Multiple discrepancies between mdl_files & moodledata

Multiple discrepancies between mdl_files & moodledata

by Michael Shen -
Number of replies: 0

Hi everyone

Been searching the forums/tracker for days and not getting anywhere (though occasionally getting close).

I've recently taken over as the sysadmin of a moodle site which looks fairly well run. Only issue is that we're exceeding the hosting plan's data usage and so I began taking a look at how to reduce it. 

The obvious low hanging fruit were determined to be the bulky annotated PDFs and student-submitted PDFs which take up the majority of the space. We took the advantage of a new school term by taking local backups and then clearing all assignments in preparation for a fresh intake, while keeping only data for all courses for the prior term. I also made sure the recycle bin and trashdirs are empty.

While there was a small reduction (from around 35 to 29gb of space), I wanted to get this to below 15, which should be possible given the new fairly 'fresh' start. 

After doing some spot tests in mdl_files (where I initially SQL queried all large files) vis-a-vis moodledata, I realised that there are many - and I have no idea just how many given the thousands of subfolders - files that are in moodledata but not mdl_files. The implication is that there are a ton of files in moodledata that are not referenced by any existing component of the moodle site itself (assuming the DB is the accurate 'source of truth'), with the secondary implication being that they potentially are safe to delete as they shouldn't be breaking anything from the site's frontend.

So my questions are

1) Is my assumption that files not referenced by mdl_files in the DB are safe to delete? (bold, I know). 

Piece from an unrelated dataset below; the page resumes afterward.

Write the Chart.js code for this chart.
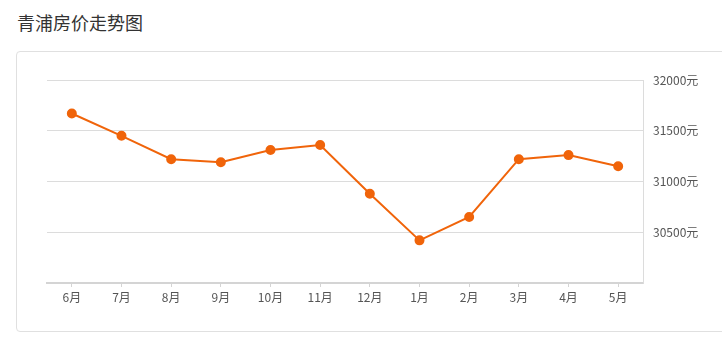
<!DOCTYPE html>
<html>
<head>
<meta charset="utf-8">
<script src="https://cdn.jsdelivr.net/npm/chart.js@4"></script>
<style>
  body { margin: 0; background: #fff; width: 722px; height: 352px; overflow: hidden; position: relative; }
  .title { position: absolute; left: 17px; top: 9px; font: 18px "Noto Sans CJK SC", sans-serif; color: #333; }
  .box { position: absolute; left: 16px; top: 51px; width: 760px; height: 279px; border: 1px solid #e0e0e0; border-radius: 4px; }
  #price_chart { position: absolute; left: 0; top: 0; }
</style>
</head>
<body>
<div class="title">青浦房价走势图</div>
<div class="box"></div>
<canvas id="price_chart" width="722" height="352"></canvas>
<script>
const months = ['6月', '7月', '8月', '9月', '10月', '11月', '12月', '1月', '2月', '3月', '4月', '5月'];
const prices = [31670, 31450, 31220, 31190, 31310, 31360, 30880, 30420, 30650, 31220, 31260, 31150];
const yMin = 30000;
const yMax = 32000;
const yStep = 500;

const orange = '#f0640a';

let ctx = document.getElementById('price_chart').getContext('2d');

const config = {
    type: 'line',
    data: {
        labels: months,
        datasets: [{
            data: prices,
            borderColor: orange,
            backgroundColor: orange,
            borderWidth: 2,
            pointRadius: 4,
            pointHoverRadius: 4,
            tension: 0,
            fill: false,
        }],
    },
    options: {
        responsive: false,
        animation: false,
        layout: {
            padding: { left: 47, top: 80, right: 0, bottom: 0 },
        },
        plugins: {
            legend: { display: false },
            tooltip: { enabled: false },
        },
        scales: {
            x: {
                offset: true,
                grid: {
                    display: true,
                    offset: false,
                    drawOnChartArea: false,
                    drawTicks: true,
                    tickLength: 4,
                    color: '#d4d4d4',
                },
                border: { color: '#d4d4d4', width: 2 },
                ticks: {
                    color: '#555',
                    font: { size: 12, family: '"Noto Sans CJK SC", sans-serif' },
                    padding: 3,
                    maxRotation: 0,
                    autoSkip: false,
                },
                afterFit: (scale) => { scale.height = 69; },
            },
            y: {
                position: 'right',
                min: yMin,
                max: yMax,
                ticks: {
                    stepSize: yStep,
                    color: '#555',
                    font: { size: 12, family: '"Noto Sans CJK SC", sans-serif' },
                    padding: 10,
                    callback: (v) => v === yMin ? '' : v + '元',
                },
                grid: {
                    color: '#dcdcdc',
                    drawTicks: false,
                },
                border: { display: true, color: '#dcdcdc' },
                afterFit: (scale) => { scale.width = 79; },
            },
        },
    },
};

const chart = new Chart(ctx, config);
</script>
</body>
</html>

2) Is there a way to do a diff-style query to find all files that actually have vs files that don't have explicit references in the DB? And then to uncover what their filenames are?

My current theory is that these are leftover files from a migration done about 1 year ago from a local server to a professionally managed service. However this theory has holes like Swiss cheese as I can easily find many instances of files in moodledata (and not in mdl_files) that are less than 6mths old, so they were generated as part of the post-migration build.

Stats below:

Moodle 3.5.13+ (Build: 20200822) [Linux]

PHP 5.6.4

MySQL 5.6.49

Thanks
Michael


Average of ratings: -